-- Begin Data shown --
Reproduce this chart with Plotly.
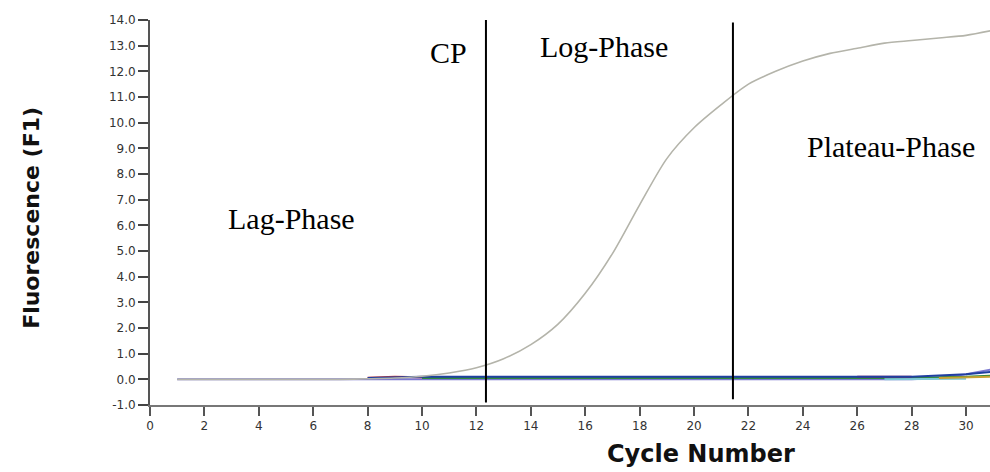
import plotly.graph_objects as go

# ---- data ----
cycles = list(range(1, 32))
sample_curve = [0.0, 0.0, 0.0, 0.0, 0.0, 0.0, 0.0, 0.02, 0.05, 0.12, 0.25, 0.45, 0.8, 1.35,
                2.15, 3.35, 4.9, 6.8, 8.6, 9.8, 10.7, 11.5, 12.0, 12.4, 12.7, 12.9, 13.1,
                13.2, 13.3, 13.4, 13.6]
base_purple = [0.0] * 28 + [0.05, 0.2, 0.4]
base_navy = [None] * 7 + [0.05, 0.08] + [0.1] * 19 + [0.15, 0.2, 0.3]
base_green = [None] * 9 + [0.05] * 19 + [0.08, 0.1, 0.15]
base_red = [None] * 7 + [0.06, 0.1, 0.08] + [None] * 21
base_maroon = [None] * 25 + [0.1, 0.1, 0.1] + [None] * 3
base_cyan = [None] * 26 + [0.0, 0.0, 0.0, 0.02] + [None]
base_yellow = [None] * 28 + [0.05, 0.08, 0.1]

baseline_series = [
    (base_purple, "#7b78d0"),
    (base_green, "#2f8a3c"),
    (base_red, "#d03a30"),
    (base_maroon, "#9a2060"),
    (base_cyan, "#7fc8d8"),
    (base_yellow, "#c8a030"),
    (base_navy, "#1f3fa0"),
]

x_ticks = list(range(0, 31, 2))
y_ticks = [-1.0, 0.0, 1.0, 2.0, 3.0, 4.0, 5.0, 6.0, 7.0, 8.0, 9.0, 10.0, 11.0, 12.0, 13.0, 14.0]

phase_lines_x = [12.35, 21.43]
phase_lines_y0 = [-0.9, -0.78]
phase_lines_y1 = [14.08, 13.9]

phase_labels = ["CP", "Log-Phase", "Plateau-Phase", "Lag-Phase"]
phase_label_x = [10.96, 16.7, 27.24, 5.22]
phase_label_y = [12.72, 12.96, 9.07, 6.26]

fig = go.Figure()

for vals, col in baseline_series:
    fig.add_trace(go.Scatter(x=cycles, y=vals, mode="lines",
                             line=dict(color=col, width=2), showlegend=False,
                             connectgaps=False, hoverinfo="skip"))

fig.add_trace(go.Scatter(x=cycles, y=sample_curve, mode="lines",
                         line=dict(color="#b4b4aa", width=1.6, shape="spline", smoothing=0.8),
                         showlegend=False))

for x, y0, y1 in zip(phase_lines_x, phase_lines_y0, phase_lines_y1):
    fig.add_shape(type="line", xref="x", yref="y", x0=x, x1=x, y0=y0, y1=y1,
                  line=dict(color="black", width=2))

for t, x, y in zip(phase_labels, phase_label_x, phase_label_y):
    fig.add_annotation(x=x, y=y, xref="x", yref="y", text=t, showarrow=False,
                       font=dict(family="Liberation Serif", size=30, color="black"))

fig.add_annotation(x=0.656, y=-0.127, xref="paper", yref="paper", text="<b>Cycle Number</b>",
                   showarrow=False, xanchor="center", yanchor="middle",
                   font=dict(family="DejaVu Sans", size=24, color="#111"))
fig.add_annotation(x=-0.1405, y=0.486, xref="paper", yref="paper", text="<b>Fluorescence (F1)</b>",
                   showarrow=False, textangle=-90, xanchor="center", yanchor="middle",
                   font=dict(family="DejaVu Sans", size=22, color="#111"))

fig.update_layout(
    width=990, height=472,
    margin=dict(l=150, r=0, t=20, b=67),
    paper_bgcolor="white", plot_bgcolor="white",
    xaxis=dict(range=[0, 30.88], tickvals=x_ticks, ticktext=[str(v) for v in x_ticks],
               showgrid=False, zeroline=False, showline=True, linecolor="#777",
               linewidth=2, ticks="outside", ticklen=9, tickcolor="#555", tickwidth=1.5,
               tickfont=dict(family="DejaVu Sans", size=12, color="#333")),
    yaxis=dict(range=[-1, 14], tickvals=y_ticks, ticktext=[f"{v:.1f}" for v in y_ticks],
               showgrid=False, zeroline=False, showline=True, linecolor="#555",
               linewidth=2, ticks="outside", ticklen=10, tickcolor="#444", tickwidth=1.5,
               tickfont=dict(family="DejaVu Sans", size=12, color="#333")),
)

fig.write_html("out.html")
-- End Data shown --
Make an exact copy of the listing above. Do not include the pictures.

Reproduce this chart with Plotly.
import plotly.graph_objects as go

# ---- data ----
cycles = list(range(1, 32))
sample_curve = [0.0, 0.0, 0.0, 0.0, 0.0, 0.0, 0.0, 0.02, 0.05, 0.12, 0.25, 0.45, 0.8, 1.35,
                2.15, 3.35, 4.9, 6.8, 8.6, 9.8, 10.7, 11.5, 12.0, 12.4, 12.7, 12.9, 13.1,
                13.2, 13.3, 13.4, 13.6]
base_purple = [0.0] * 28 + [0.05, 0.2, 0.4]
base_navy = [None] * 7 + [0.05, 0.08] + [0.1] * 19 + [0.15, 0.2, 0.3]
base_green = [None] * 9 + [0.05] * 19 + [0.08, 0.1, 0.15]
base_red = [None] * 7 + [0.06, 0.1, 0.08] + [None] * 21
base_maroon = [None] * 25 + [0.1, 0.1, 0.1] + [None] * 3
base_cyan = [None] * 26 + [0.0, 0.0, 0.0, 0.02] + [None]
base_yellow = [None] * 28 + [0.05, 0.08, 0.1]

baseline_series = [
    (base_purple, "#7b78d0"),
    (base_green, "#2f8a3c"),
    (base_red, "#d03a30"),
    (base_maroon, "#9a2060"),
    (base_cyan, "#7fc8d8"),
    (base_yellow, "#c8a030"),
    (base_navy, "#1f3fa0"),
]

x_ticks = list(range(0, 31, 2))
y_ticks = [-1.0, 0.0, 1.0, 2.0, 3.0, 4.0, 5.0, 6.0, 7.0, 8.0, 9.0, 10.0, 11.0, 12.0, 13.0, 14.0]

phase_lines_x = [12.35, 21.43]
phase_lines_y0 = [-0.9, -0.78]
phase_lines_y1 = [14.08, 13.9]

phase_labels = ["CP", "Log-Phase", "Plateau-Phase", "Lag-Phase"]
phase_label_x = [10.96, 16.7, 27.24, 5.22]
phase_label_y = [12.72, 12.96, 9.07, 6.26]

fig = go.Figure()

for vals, col in baseline_series:
    fig.add_trace(go.Scatter(x=cycles, y=vals, mode="lines",
                             line=dict(color=col, width=2), showlegend=False,
                             connectgaps=False, hoverinfo="skip"))

fig.add_trace(go.Scatter(x=cycles, y=sample_curve, mode="lines",
                         line=dict(color="#b4b4aa", width=1.6, shape="spline", smoothing=0.8),
                         showlegend=False))

for x, y0, y1 in zip(phase_lines_x, phase_lines_y0, phase_lines_y1):
    fig.add_shape(type="line", xref="x", yref="y", x0=x, x1=x, y0=y0, y1=y1,
                  line=dict(color="black", width=2))

for t, x, y in zip(phase_labels, phase_label_x, phase_label_y):
    fig.add_annotation(x=x, y=y, xref="x", yref="y", text=t, showarrow=False,
                       font=dict(family="Liberation Serif", size=30, color="black"))

fig.add_annotation(x=0.656, y=-0.127, xref="paper", yref="paper", text="<b>Cycle Number</b>",
                   showarrow=False, xanchor="center", yanchor="middle",
                   font=dict(family="DejaVu Sans", size=24, color="#111"))
fig.add_annotation(x=-0.1405, y=0.486, xref="paper", yref="paper", text="<b>Fluorescence (F1)</b>",
                   showarrow=False, textangle=-90, xanchor="center", yanchor="middle",
                   font=dict(family="DejaVu Sans", size=22, color="#111"))

fig.update_layout(
    width=990, height=472,
    margin=dict(l=150, r=0, t=20, b=67),
    paper_bgcolor="white", plot_bgcolor="white",
    xaxis=dict(range=[0, 30.88], tickvals=x_ticks, ticktext=[str(v) for v in x_ticks],
               showgrid=False, zeroline=False, showline=True, linecolor="#777",
               linewidth=2, ticks="outside", ticklen=9, tickcolor="#555", tickwidth=1.5,
               tickfont=dict(family="DejaVu Sans", size=12, color="#333")),
    yaxis=dict(range=[-1, 14], tickvals=y_ticks, ticktext=[f"{v:.1f}" for v in y_ticks],
               showgrid=False, zeroline=False, showline=True, linecolor="#555",
               linewidth=2, ticks="outside", ticklen=10, tickcolor="#444", tickwidth=1.5,
               tickfont=dict(family="DejaVu Sans", size=12, color="#333")),
)

fig.write_html("out.html")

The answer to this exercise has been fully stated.